— START Data to process —

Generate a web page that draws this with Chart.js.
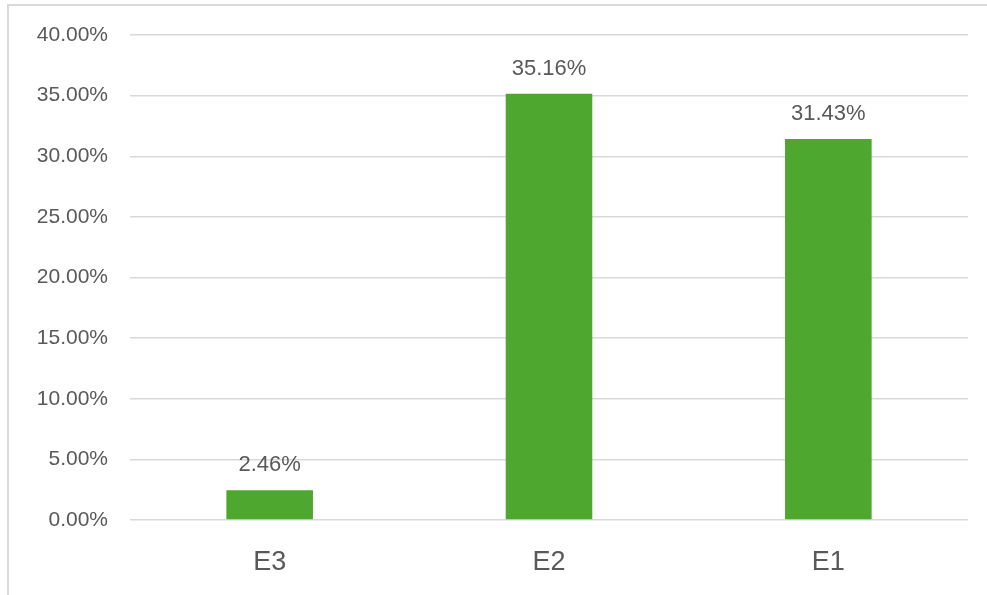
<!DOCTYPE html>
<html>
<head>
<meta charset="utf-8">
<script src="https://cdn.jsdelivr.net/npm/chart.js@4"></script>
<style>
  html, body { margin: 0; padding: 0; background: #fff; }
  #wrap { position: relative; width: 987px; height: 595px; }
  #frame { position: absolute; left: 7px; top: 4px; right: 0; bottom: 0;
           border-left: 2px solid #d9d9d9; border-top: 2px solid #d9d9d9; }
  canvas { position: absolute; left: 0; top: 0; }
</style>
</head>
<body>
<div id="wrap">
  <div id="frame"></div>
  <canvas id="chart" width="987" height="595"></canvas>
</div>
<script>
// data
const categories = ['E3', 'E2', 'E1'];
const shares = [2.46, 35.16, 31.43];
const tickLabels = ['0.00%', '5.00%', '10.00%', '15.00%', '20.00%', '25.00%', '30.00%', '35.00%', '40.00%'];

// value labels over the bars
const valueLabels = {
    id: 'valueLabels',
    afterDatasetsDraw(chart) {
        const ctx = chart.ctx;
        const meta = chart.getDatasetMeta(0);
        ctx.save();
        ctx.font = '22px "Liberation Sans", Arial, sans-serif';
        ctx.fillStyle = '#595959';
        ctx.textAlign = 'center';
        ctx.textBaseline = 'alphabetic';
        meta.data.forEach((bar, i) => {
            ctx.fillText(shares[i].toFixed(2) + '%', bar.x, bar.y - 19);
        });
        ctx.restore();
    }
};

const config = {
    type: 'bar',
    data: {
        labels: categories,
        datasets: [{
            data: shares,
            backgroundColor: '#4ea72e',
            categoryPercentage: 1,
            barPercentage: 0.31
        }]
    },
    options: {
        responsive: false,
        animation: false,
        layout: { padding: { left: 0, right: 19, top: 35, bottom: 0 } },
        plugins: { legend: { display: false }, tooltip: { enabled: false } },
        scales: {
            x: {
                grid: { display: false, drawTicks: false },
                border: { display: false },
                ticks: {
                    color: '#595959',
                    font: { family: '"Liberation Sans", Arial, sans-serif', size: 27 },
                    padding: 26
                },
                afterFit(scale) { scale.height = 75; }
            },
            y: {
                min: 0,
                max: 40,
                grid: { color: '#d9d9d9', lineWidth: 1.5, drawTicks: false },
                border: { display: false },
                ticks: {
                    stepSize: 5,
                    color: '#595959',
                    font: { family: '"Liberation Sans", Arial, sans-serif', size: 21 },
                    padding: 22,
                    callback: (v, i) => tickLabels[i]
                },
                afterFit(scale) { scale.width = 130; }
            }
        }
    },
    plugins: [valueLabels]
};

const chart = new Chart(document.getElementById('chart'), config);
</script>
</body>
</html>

— END Data to process —
— START Data to process —

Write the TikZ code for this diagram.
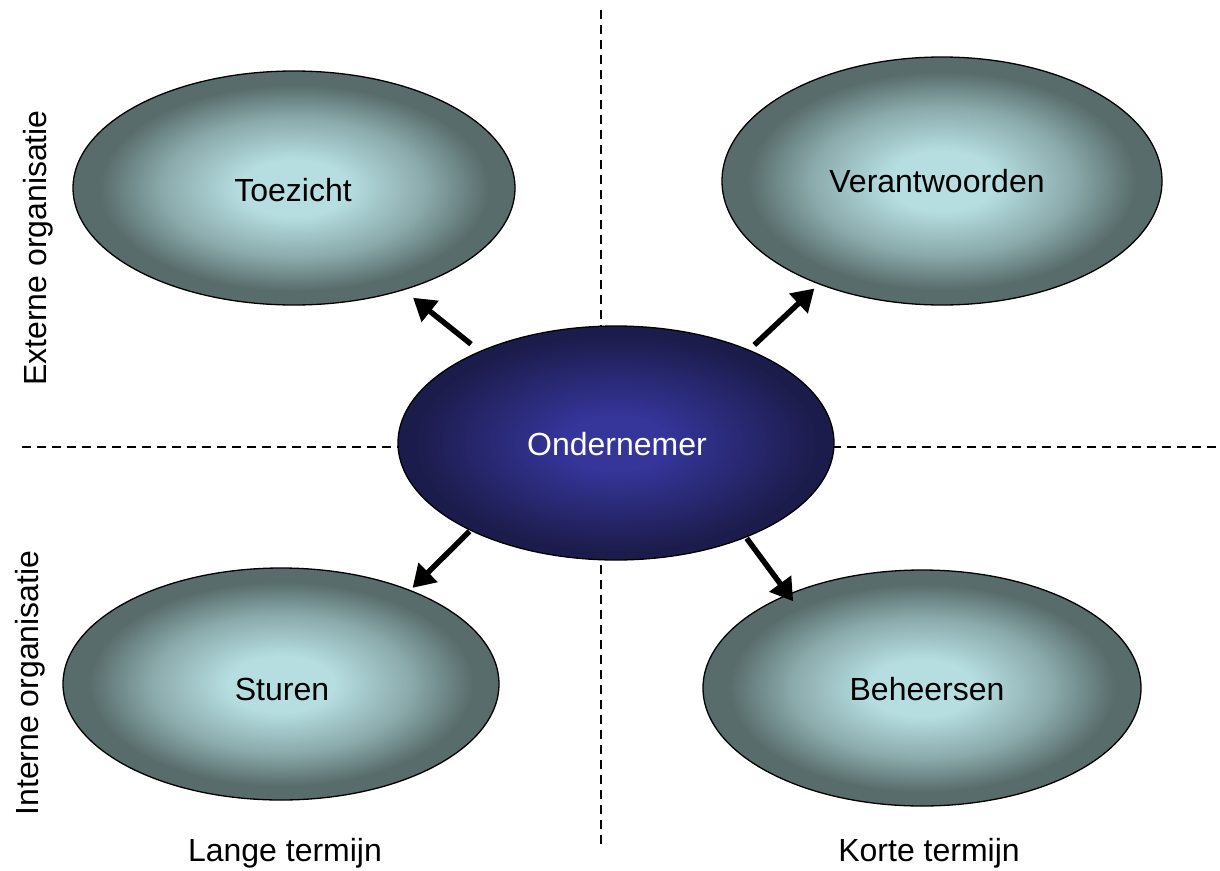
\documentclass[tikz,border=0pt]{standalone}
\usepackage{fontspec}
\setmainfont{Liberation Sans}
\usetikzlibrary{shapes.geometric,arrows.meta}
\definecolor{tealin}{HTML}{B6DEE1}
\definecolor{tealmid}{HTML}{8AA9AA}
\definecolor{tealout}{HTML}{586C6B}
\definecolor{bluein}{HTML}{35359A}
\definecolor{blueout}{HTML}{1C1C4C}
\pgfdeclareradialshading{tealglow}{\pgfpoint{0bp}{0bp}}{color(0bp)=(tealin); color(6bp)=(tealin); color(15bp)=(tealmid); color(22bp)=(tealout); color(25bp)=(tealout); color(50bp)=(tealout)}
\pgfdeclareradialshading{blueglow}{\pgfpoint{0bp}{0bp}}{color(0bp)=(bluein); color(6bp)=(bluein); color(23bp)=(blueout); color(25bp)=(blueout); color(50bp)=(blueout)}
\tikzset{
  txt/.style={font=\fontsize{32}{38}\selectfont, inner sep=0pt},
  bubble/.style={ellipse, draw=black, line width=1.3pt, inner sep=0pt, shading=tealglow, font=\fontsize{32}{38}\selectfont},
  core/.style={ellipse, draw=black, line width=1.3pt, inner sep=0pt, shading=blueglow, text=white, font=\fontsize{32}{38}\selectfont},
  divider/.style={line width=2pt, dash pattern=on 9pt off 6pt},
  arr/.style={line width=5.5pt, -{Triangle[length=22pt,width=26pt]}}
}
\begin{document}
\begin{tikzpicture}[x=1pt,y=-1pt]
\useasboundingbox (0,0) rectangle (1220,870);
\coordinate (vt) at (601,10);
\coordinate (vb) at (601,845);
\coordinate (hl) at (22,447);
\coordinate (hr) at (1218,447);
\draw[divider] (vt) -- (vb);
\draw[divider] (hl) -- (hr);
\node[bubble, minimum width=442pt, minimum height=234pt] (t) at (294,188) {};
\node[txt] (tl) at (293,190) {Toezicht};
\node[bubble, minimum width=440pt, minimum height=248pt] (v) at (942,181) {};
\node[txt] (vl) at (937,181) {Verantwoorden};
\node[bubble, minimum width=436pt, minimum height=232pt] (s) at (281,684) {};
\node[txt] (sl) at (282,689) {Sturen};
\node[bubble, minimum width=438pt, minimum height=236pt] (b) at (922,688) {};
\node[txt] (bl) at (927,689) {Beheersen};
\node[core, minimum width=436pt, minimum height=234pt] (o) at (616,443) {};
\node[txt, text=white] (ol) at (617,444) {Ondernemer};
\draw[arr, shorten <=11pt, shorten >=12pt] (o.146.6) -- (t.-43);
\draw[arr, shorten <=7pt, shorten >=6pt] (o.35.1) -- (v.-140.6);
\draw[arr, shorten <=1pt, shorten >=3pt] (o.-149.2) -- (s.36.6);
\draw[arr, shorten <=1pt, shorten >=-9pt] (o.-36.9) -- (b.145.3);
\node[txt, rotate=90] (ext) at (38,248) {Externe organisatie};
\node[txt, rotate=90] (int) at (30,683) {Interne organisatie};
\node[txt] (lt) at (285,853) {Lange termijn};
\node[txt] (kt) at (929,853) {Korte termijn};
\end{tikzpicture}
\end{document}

— END Data to process —

Show all lines from the data above in which the word "this" appears.

- **Written answer**
Generate a web page that draws this with Chart.js.
Write the TikZ code for this diagram.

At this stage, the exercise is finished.